Miss Snark, when the CrapFest is over and your eyes are uncrossed, could you comment on whether the synopsis for a historical should cover the background, please? What would you want to know about the 'when' of a story, and would you want it in the synopsis or the cover letter?

Dhewco said...

Miss Snark said: Probably not. The Romans aren’t ancient in 500 AD.

I'm not stupid, YOU were te one that used 500 AD, not me.

I wasn't being snarky with MY post.


Anonymous said...

Dick, is your male appendage clinched?

If you bothered to read the blog, you would discover the answer to your question.

Gabriele C. said...

I have the same problem. How many readers would immediately connect 410 AD with the sacking of Rome by the Visigoths (which weren't even Visigoths then, but Tervingi and Greuthungi, plus assorted smaller tribes), or could sort out the tribes living north of the Hadrian's Wall in ~122 AD. It's easy to sneak some info in in the actual novel, but what about a synopsis?

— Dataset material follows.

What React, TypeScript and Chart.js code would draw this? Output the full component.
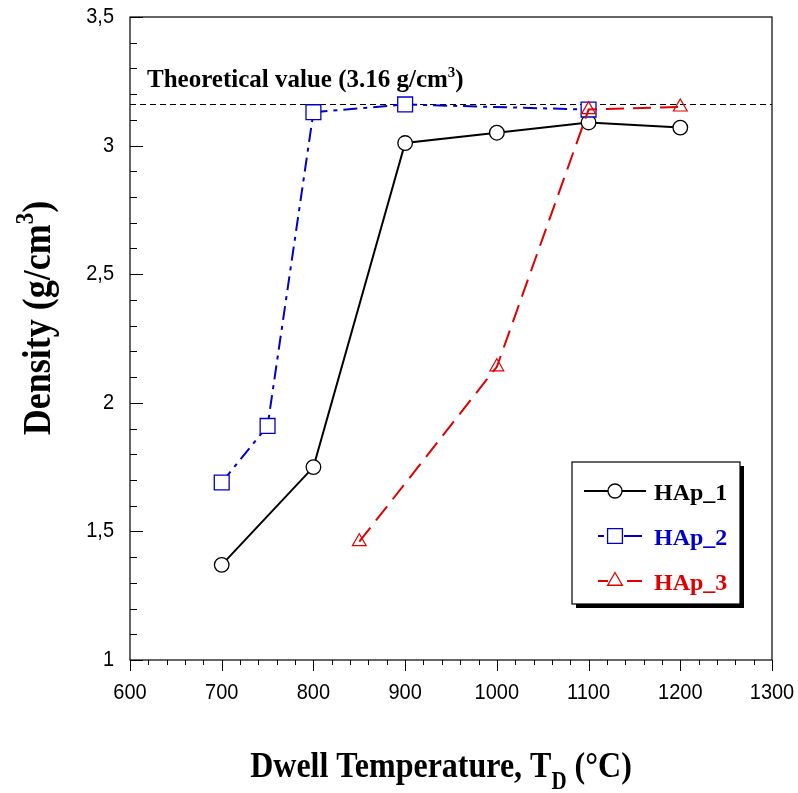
import React, { useEffect, useRef } from "react";
import { Chart, registerables } from "chart.js";
Chart.register(...registerables);

const hap1X = [700, 800, 900, 1000, 1100, 1200];
const hap1Y = [1.37, 1.75, 3.01, 3.05, 3.09, 3.07];
const hap2X = [700, 750, 800, 900, 1100];
const hap2Y = [1.69, 1.91, 3.13, 3.16, 3.14];
const hap3X = [850, 1000, 1100, 1200];
const hap3Y = [1.46, 2.14, 3.14, 3.15];
const theoreticalValue = 3.16;
const xRange = [600, 1300];
const yRange = [1, 3.5];
const xTicks = [600, 700, 800, 900, 1000, 1100, 1200, 1300];
const xTickLabels = ["600", "700", "800", "900", "1000", "1100", "1200", "1300"];
const yTicks = [1, 1.5, 2, 2.5, 3, 3.5];
const yTickLabels = ["1", "1,5", "2", "2,5", "3", "3,5"];
const seriesLabels = ["HAp_1", "HAp_2", "HAp_3"];

const BLUE = "#0000CC";
const RED = "#E00000";
const SERIF = '"Liberation Serif", "Times New Roman", serif';
const SANS = '"Liberation Sans", Arial, sans-serif';

type Seg = { t: string; dy?: number; size?: number };

function drawSegs(ctx: CanvasRenderingContext2D, segs: Seg[], x: number, y: number, base: number, color: string, align: "left" | "center" = "left", sy = 1) {
  let total = 0;
  for (const s of segs) {
    ctx.font = `bold ${s.size ?? base}px ${SERIF}`;
    total += ctx.measureText(s.t).width;
  }
  let cx = align === "center" ? x - total / 2 : x;
  ctx.save();
  ctx.translate(0, y);
  ctx.scale(1, sy);
  ctx.fillStyle = color;
  ctx.textAlign = "left";
  ctx.textBaseline = "alphabetic";
  for (const s of segs) {
    ctx.font = `bold ${s.size ?? base}px ${SERIF}`;
    ctx.fillText(s.t, cx, (s.dy ?? 0) / sy);
    cx += ctx.measureText(s.t).width;
  }
  ctx.restore();
}

function marker(ctx: CanvasRenderingContext2D, style: string, r: number, x: number, y: number, color: string) {
  ctx.save();
  ctx.fillStyle = "#fff";
  ctx.strokeStyle = color;
  ctx.lineWidth = 1.3;
  ctx.setLineDash([]);
  ctx.beginPath();
  if (style === "circle") ctx.arc(x, y, r, 0, Math.PI * 2);
  else if (style === "rect") { const s = r * Math.SQRT1_2; ctx.rect(x - s, y - s, 2 * s, 2 * s); }
  else {
    ctx.moveTo(x, y - r);
    ctx.lineTo(x + r * Math.sin(Math.PI * 2 / 3), y - r * Math.cos(Math.PI * 2 / 3));
    ctx.lineTo(x + r * Math.sin(Math.PI * 4 / 3), y - r * Math.cos(Math.PI * 4 / 3));
    ctx.closePath();
  }
  ctx.fill();
  ctx.stroke();
  ctx.restore();
}

function stretchedText(ctx: CanvasRenderingContext2D, t: string, x: number, y: number, align: CanvasTextAlign, sy: number) {
  ctx.save();
  ctx.translate(x, y);
  ctx.scale(1, sy);
  ctx.textAlign = align;
  ctx.textBaseline = "middle";
  ctx.fillText(t, 0, 0);
  ctx.restore();
}

const decorPlugin = {
  id: "decor",
  afterDatasetsDraw(chart: any) {
    const { ctx, chartArea: a, scales } = chart;
    const xs = scales.x, ys = scales.y;
    ctx.save();
    ctx.strokeStyle = "#000";
    ctx.lineWidth = 1.2;
    ctx.strokeRect(a.left, a.top, a.right - a.left, a.bottom - a.top);
    ctx.lineWidth = 1;
    for (let v = xRange[0]; v <= xRange[1] + 0.001; v += 20) {
      const px = Math.round(xs.getPixelForValue(v)) + 0.5;
      const major = Math.abs(v % 100) < 0.001;
      ctx.beginPath();
      ctx.moveTo(px, a.bottom);
      ctx.lineTo(px, a.bottom + (major ? 11 : 5));
      ctx.stroke();
    }
    for (let i = 0; i <= 25; i++) {
      const v = yRange[0] + i * 0.1;
      const py = Math.round(ys.getPixelForValue(v)) + 0.5;
      const major = i % 5 === 0;
      ctx.beginPath();
      ctx.moveTo(a.left, py);
      ctx.lineTo(a.left + (major ? 13 : 7), py);
      ctx.stroke();
    }
    // tick labels
    ctx.fillStyle = "#000";
    ctx.font = `20px ${SANS}`;
    xTicks.forEach((v, i) => stretchedText(ctx, xTickLabels[i], xs.getPixelForValue(v), a.bottom + 33, "center", 1.1));
    yTicks.forEach((v, i) => stretchedText(ctx, yTickLabels[i], a.left - 16, ys.getPixelForValue(v), "right", 1.1));
    // annotation
    drawSegs(ctx, [
      { t: "Theoretical value (3.16 g/cm" },
      { t: "3", dy: -10, size: 15 },
      { t: ")" },
    ], a.left + 17, 87, 25, "#000");
    // axis titles
    drawSegs(ctx, [
      { t: "Dwell Temperature, T" },
      { t: "D", dy: 12, size: 21 },
      { t: " (°C)" },
    ], 441, 777, 32, "#000", "center", 1.15);
    ctx.save();
    ctx.translate(50, 318);
    ctx.rotate(-Math.PI / 2);
    drawSegs(ctx, [
      { t: "Density (g/cm" },
      { t: "3", dy: -17, size: 23 },
      { t: ")" },
    ], 0, 0, 36, "#000", "center", 1.1);
    ctx.restore();
    // legend
    const lx = 572, ly = 462, lw = 168, lh = 142;
    ctx.fillStyle = "#000";
    ctx.fillRect(lx + 4, ly + 4, lw, lh);
    ctx.fillStyle = "#fff";
    ctx.fillRect(lx, ly, lw, lh);
    ctx.strokeStyle = "#000";
    ctx.lineWidth = 1.2;
    ctx.strokeRect(lx, ly, lw, lh);
    const ds = chart.data.datasets;
    for (let i = 0; i < 3; i++) {
      const d = ds[i];
      const yy = ly + 29 + i * 45;
      ctx.save();
      ctx.strokeStyle = d.borderColor;
      ctx.lineWidth = 2;
      ctx.setLineDash([]);
      ctx.beginPath();
      if (i === 0) { ctx.moveTo(584, yy); ctx.lineTo(646, yy); }
      else if (i === 1) { ctx.moveTo(598, yy); ctx.lineTo(604, yy); ctx.moveTo(624, yy); ctx.lineTo(642, yy); }
      else { ctx.moveTo(598, yy); ctx.lineTo(608, yy); ctx.moveTo(627, yy); ctx.lineTo(642, yy); }
      ctx.stroke();
      ctx.restore();
      marker(ctx, d.pointStyle, i === 0 ? 7 : i === 1 ? 10.5 : 8.5, 615, yy, d.borderColor);
      drawSegs(ctx, [{ t: d.label }], 654, yy + 9, 24, i === 0 ? "#000" : i === 1 ? BLUE : RED);
    }
    ctx.restore();
  },
};

export default function App() {
  const ref = useRef<HTMLCanvasElement>(null);
  useEffect(() => {
    const toPts = (xs: number[], ys: number[]) => xs.map((x, i) => ({ x, y: ys[i] }));
    const chart = new Chart(ref.current!, {
      type: "line",
      data: {
        datasets: [
          {
            label: seriesLabels[0], data: toPts(hap1X, hap1Y), borderColor: "#000", borderWidth: 2,
            pointStyle: "circle", pointRadius: 7.3, pointBorderWidth: 1.3, pointBackgroundColor: "#fff",
            pointBorderColor: "#000", order: 3,
          },
          {
            label: seriesLabels[1], data: toPts(hap2X, hap2Y), borderColor: BLUE, borderWidth: 2,
            borderDash: [14, 6, 4, 6], pointStyle: "rect", pointRadius: 10.5, pointBorderWidth: 1.3,
            pointBackgroundColor: "#fff", pointBorderColor: BLUE, order: 2,
          },
          {
            label: seriesLabels[2], data: toPts(hap3X, hap3Y), borderColor: RED, borderWidth: 2,
            borderDash: [18, 9], pointStyle: "triangle", pointRadius: 8, pointBorderWidth: 1.2,
            pointBackgroundColor: "rgba(255,255,255,0)", pointBorderColor: RED, order: 1,
          },
          {
            label: "theory", data: [{ x: xRange[0], y: theoreticalValue }, { x: xRange[1], y: theoreticalValue }],
            borderColor: "#000", borderWidth: 1.1, borderDash: [6, 4], pointRadius: 0, order: 4,
          },
        ],
      },
      options: {
        animation: false,
        responsive: false,
        maintainAspectRatio: false,
        layout: { padding: { top: 17, right: 26, left: 0, bottom: 0 } },
        plugins: { legend: { display: false }, tooltip: { enabled: false } },
        scales: {
          x: {
            type: "linear", min: xRange[0], max: xRange[1],
            grid: { display: false, drawTicks: false },
            border: { display: false },
            ticks: { display: false, stepSize: 100 },
            afterFit: (s: any) => { s.height = 133; s.paddingLeft = 0; s.paddingRight = 0; },
          },
          y: {
            min: yRange[0], max: yRange[1],
            grid: { display: false, drawTicks: false },
            border: { display: false },
            ticks: { display: false, stepSize: 0.5 },
            afterFit: (s: any) => { s.width = 130; s.paddingTop = 0; s.paddingBottom = 0; },
          },
        },
      },
      plugins: [decorPlugin],
    } as any);
    return () => chart.destroy();
  }, []);
  return (
    <div style={{ position: "absolute", left: 0, top: 0, width: 798, height: 793, background: "#fff" }}>
      <canvas ref={ref} width={798} height={793} style={{ width: 798, height: 793 }} />
    </div>
  );
}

You've got some interesting projects there. ;-)

Elektra said...

This is really late, so perhaps no one will read it, but...
I actually just studied this in one of my classes (ah, the joys of a classics major), and by this point in time (actually, it was 123 AD), Hibernia and Brittania were using the Roman calendar. Meaning they were probably counting years, like the Romans, from the founding of Rome. And I'm not positive on this one, but I'm pretty sure that Ireland wasn't part of Hibernia--that was Scotland

Gabriele C. said...

But most modern readers don't know the Roman calendar any better than the way the tribes north of the border (Selgovae, Votadini etc.) counted seasons and moon cycles. *grin*

BTW, I wrote '~122 AD' because Storm over Hadrian's Wall takes place over about three years And yes, it needs a better title, too, because they only start to build the wall towards the end of the book. If you want a - not so serious - blurb: There's a reason the Romans built the Hadrian's Wall, and his name was Talorcan mac Ferac. ;-)

Elektra said...

I understand completely if you say no, but your book sounds really interesting--is there any way you would let me read a couple of pages?

Renee said...

Elektra - I'm flattered ( I think ) that you'd like to read a couple pages, but of course I'm wondering why. I appreciated your comments on the Hibernia topic. From my research, it seems that the name Hibernia can be attributed to both Ireland and/or Scotland, depending on which ancient historian you read. I sure wish I had a better understanding of writing a synopsis before I submitted mine to Miss Snark. I think I wasted an wonderful opportunity that won't come my way again any time soon!